> _Recorded data_:
* * *
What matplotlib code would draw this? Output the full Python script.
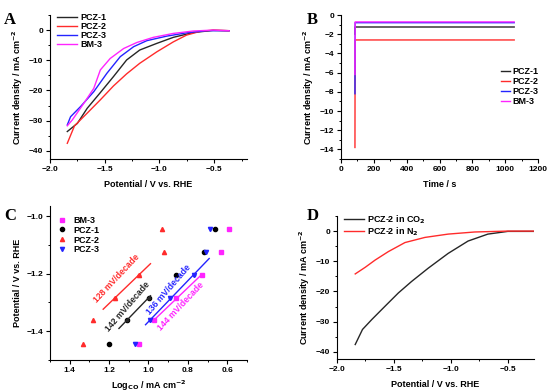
import matplotlib
matplotlib.use("Agg")
import matplotlib.pyplot as plt
import numpy as np
from matplotlib.ticker import AutoMinorLocator, MultipleLocator

plt.rcParams['font.family'] = ['Liberation Sans', 'DejaVu Sans']
plt.rcParams['font.weight'] = 'bold'
plt.rcParams['axes.labelweight'] = 'bold'
plt.rcParams['mathtext.default'] = 'bf'
plt.rcParams['font.size'] = 6

# --- panel A: LSV curves
a_pcz1_v = [-1.842, -1.75, -1.66, -1.54, -1.42, -1.30, -1.18, -1.024, -0.873, -0.69, -0.51, -0.364]
a_pcz1_j = [-33.6, -30.9, -25.9, -20.7, -15.4, -9.9, -6.6, -4.4, -2.4, -0.8, -0.1, -0.2]
a_pcz2_v = [-1.842, -1.776, -1.66, -1.54, -1.42, -1.30, -1.18, -1.024, -0.873, -0.752, -0.63, -0.51, -0.364]
a_pcz2_j = [-37.5, -31.7, -27.5, -23.1, -18.5, -14.5, -11.0, -7.2, -3.9, -1.65, -0.44, 0.0, -0.2]
a_pcz3_v = [-1.842, -1.812, -1.72, -1.60, -1.48, -1.358, -1.236, -1.115, -0.933, -0.752, -0.57, -0.364]
a_pcz3_j = [-31.4, -28.7, -25.3, -20.4, -14.3, -8.8, -5.5, -3.5, -2.0, -0.9, -0.2, -0.2]
a_bm3_v = [-1.842, -1.797, -1.69, -1.60, -1.54, -1.45, -1.327, -1.206, -1.055, -0.873, -0.69, -0.51, -0.364]
a_bm3_j = [-31.7, -29.8, -24.2, -19.3, -13.2, -9.4, -6.1, -4.1, -2.4, -1.1, -0.3, 0.0, -0.2]

# --- panel B: i-t curves
b_time = [85, 86, 1055]
b_pcz1 = [-2.0, -1.25, -1.25]
b_pcz2 = [-13.8, -2.6, -2.6]
b_pcz3 = [-8.2, -0.8, -0.8]
b_bm3 = [-6.2, -0.72, -0.72]

# --- panel C: Tafel points
c_potential = [-1.443, -1.362, -1.284, -1.205, -1.126, -1.046]
c_bm3 = [1.05, 0.97, 0.86, 0.73, 0.63, 0.59]
c_pcz1 = [1.20, 1.11, 1.00, 0.86, 0.72, 0.66]
c_pcz2 = [1.33, 1.28, 1.17, 1.05, 0.92, 0.93]
c_pcz3 = [1.07, 0.99, 0.89, 0.77, 0.71, 0.69]
c_slopes = ['128 mV/decade', '142 mV/decade', '136 mV/decade', '144 mV/decade']

# --- panel D: CO2 vs N2
d_co2_v = [-1.84, -1.776, -1.694, -1.578, -1.461, -1.345, -1.199, -1.024, -0.849, -0.675, -0.5, -0.27]
d_co2_j = [-37.6, -32.6, -29.3, -24.9, -20.5, -16.7, -12.3, -7.4, -3.3, -1.0, -0.1, -0.1]
d_n2_v = [-1.84, -1.752, -1.665, -1.549, -1.403, -1.228, -1.024, -0.791, -0.5, -0.27]
d_n2_j = [-14.2, -12.0, -9.6, -6.8, -3.8, -2.1, -1.0, -0.3, 0.0, 0.0]

BLACK = '#262626'
RED = '#ff2b2b'
BLUE = '#2424ff'
MAG = '#ff24ff'

fig = plt.figure(figsize=(5.5, 3.92), dpi=100)
axA = fig.add_axes([50/550, 1-159/392, 197/550, 144/392])
axB = fig.add_axes([341/550, 1-159/392, 197/550, 144/392])
axC = fig.add_axes([50/550, 1-360/392, 197/550, 154/392])
axD = fig.add_axes([337/550, 1-359/392, 197/550, 143/392])

for ax in (axA, axB, axC, axD):
    ax.spines['top'].set_visible(False)
    ax.spines['right'].set_visible(False)
    ax.tick_params(which='major', length=3, width=0.8, labelsize=6, pad=2)
    ax.tick_params(which='minor', length=1.6, width=0.7)
    ax.xaxis.set_minor_locator(AutoMinorLocator(2))
    ax.yaxis.set_minor_locator(AutoMinorLocator(2))
    for s in ax.spines.values():
        s.set_linewidth(0.8)

lw = 1.0
leg_kw = dict(frameon=False, fontsize=6.5, borderpad=0, borderaxespad=0)

# A
axA.plot(a_pcz1_v, a_pcz1_j, color=BLACK, lw=lw, label='PCZ-1')
axA.plot(a_pcz2_v, a_pcz2_j, color=RED, lw=lw, label='PCZ-2')
axA.plot(a_pcz3_v, a_pcz3_j, color=BLUE, lw=lw, label='PCZ-3')
axA.plot(a_bm3_v, a_bm3_j, color=MAG, lw=lw, label='BM-3')
axA.set_xlim(-2.0, -0.2)
axA.set_ylim(-42.7, 5)
axA.xaxis.set_major_locator(MultipleLocator(0.5))
axA.yaxis.set_major_locator(MultipleLocator(10))
axA.set_xlabel('Potential / V vs. RHE', fontsize=6.5, labelpad=5)
axA.set_ylabel('Current density / mA cm$^{-2}$', fontsize=6.5, labelpad=3)
axA.legend(loc='upper left', bbox_to_anchor=(0.035, 1.011), handlelength=2.2,
           handletextpad=0.35, labelspacing=0.0, **leg_kw)

# B
axB.plot(b_time, b_pcz2, color=RED, lw=lw, label='PCZ-2')
axB.plot(b_time, b_pcz1, color=BLACK, lw=lw, label='PCZ-1')
axB.plot(b_time, b_pcz3, color=BLUE, lw=lw, label='PCZ-3')
axB.plot(b_time, b_bm3, color=MAG, lw=lw, label='BM-3')
axB.set_xlim(0, 1200)
axB.set_ylim(-15, 0)
axB.xaxis.set_major_locator(MultipleLocator(200))
axB.yaxis.set_major_locator(MultipleLocator(2))
axB.set_xlabel('Time / s', fontsize=6.5, labelpad=5)
axB.set_ylabel('Current density / mA cm$^{-2}$', fontsize=6.5, labelpad=3)
h, l = axB.get_legend_handles_labels()
order = [1, 0, 2, 3]
axB.legend([h[i] for i in order], [l[i] for i in order], loc='upper left',
           bbox_to_anchor=(0.81, 0.64), handlelength=1.0, handletextpad=0.3,
           labelspacing=0.12, **leg_kw)

# C
axC.set_xlim(1.5, 0.5)
axC.set_ylim(-1.5, -0.965)
ms = 3
axC.plot(c_bm3, c_potential, 's', color=MAG, ms=ms, ls='none', label='BM-3')
axC.plot(c_pcz1, c_potential, 'o', color='black', ms=ms, ls='none', label='PCZ-1')
axC.plot(c_pcz2, c_potential, '^', color=RED, ms=ms, ls='none', label='PCZ-2')
axC.plot(c_pcz3, c_potential, 'v', color=BLUE, ms=ms, ls='none', label='PCZ-3')

fits = [
    (c_pcz2, slice(2, 4), (1.23, 0.99), RED, c_slopes[0], (1.16, -1.215)),
    (c_pcz1, slice(1, 3), (1.15, 0.99), BLACK, c_slopes[1], (1.105, -1.313)),
    (c_pcz3, slice(1, 4), (1.015, 0.692), BLUE, c_slopes[2], (0.896, -1.255)),
    (c_bm3, slice(1, 4), (0.973, 0.737), MAG, c_slopes[3], (0.835, -1.312)),
]
for xs, sl, rng, col, txt, pos in fits:
    xv = np.array(xs[sl])
    yv = np.array(c_potential[sl])
    k, b = np.polyfit(xv, yv, 1)
    xx = np.array(rng)
    axC.plot(xx, k*xx + b, color=col, lw=1.0)
    axC.plot(xv, yv, 'o', color=col, ms=1.8)
    p1 = axC.transData.transform((xx[0], k*xx[0] + b))
    p2 = axC.transData.transform((xx[1], k*xx[1] + b))
    ang = np.degrees(np.arctan2(p2[1]-p1[1], p2[0]-p1[0]))
    if ang > 90:
        ang -= 180
    elif ang < -90:
        ang += 180
    axC.text(pos[0], pos[1], txt, color=col, fontsize=6.2, rotation=ang + 3,
             rotation_mode='anchor', ha='center', va='center')
axC.xaxis.set_major_locator(MultipleLocator(0.2))
axC.yaxis.set_major_locator(MultipleLocator(0.2))
axC.set_xlabel(r'Log$_{CO}$ / mA cm$^{-2}$', fontsize=6.5, labelpad=3)
axC.set_ylabel('Potential / V vs. RHE', fontsize=6.5, labelpad=3)
axC.legend(loc='upper left', bbox_to_anchor=(0.04, 0.937), handlelength=1.0,
           handletextpad=0.7, labelspacing=0.1, **leg_kw)

# D
axD.plot(d_co2_v, d_co2_j, color=BLACK, lw=lw, label='PCZ-2 in CO$_2$')
axD.plot(d_n2_v, d_n2_j, color=RED, lw=lw, label='PCZ-2 in N$_2$')
axD.set_xlim(-2.0, -0.27)
axD.set_ylim(-42.4, 5)
axD.xaxis.set_major_locator(MultipleLocator(0.5))
axD.yaxis.set_major_locator(MultipleLocator(10))
axD.set_xlabel('Potential / V vs. RHE', fontsize=6.5, labelpad=5)
axD.set_ylabel('Current density / mA cm$^{-2}$', fontsize=6.5, labelpad=3)
axD.legend(loc='upper left', bbox_to_anchor=(0.035, 1.02), handlelength=2.2,
           handletextpad=0.35, labelspacing=0.0, **leg_kw)

for x, y, s in [(4, 12, 'A'), (307, 12, 'B'), (4, 208, 'C'), (307, 208, 'D')]:
    fig.text(x/550, 1-y/392, s, fontsize=12, fontweight='bold',
             family='Liberation Serif', ha='left', va='top')

fig.savefig('out.png', dpi=100)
* * *
> _Directions for this task_:
Give again, exactly, the lines from the start of the data through the one holding "from matplotlib.ticker import"; omit the pictures.

> _Task solution_:
What matplotlib code would draw this? Output the full Python script.
import matplotlib
matplotlib.use("Agg")
import matplotlib.pyplot as plt
import numpy as np
from matplotlib.ticker import AutoMinorLocator, MultipleLocator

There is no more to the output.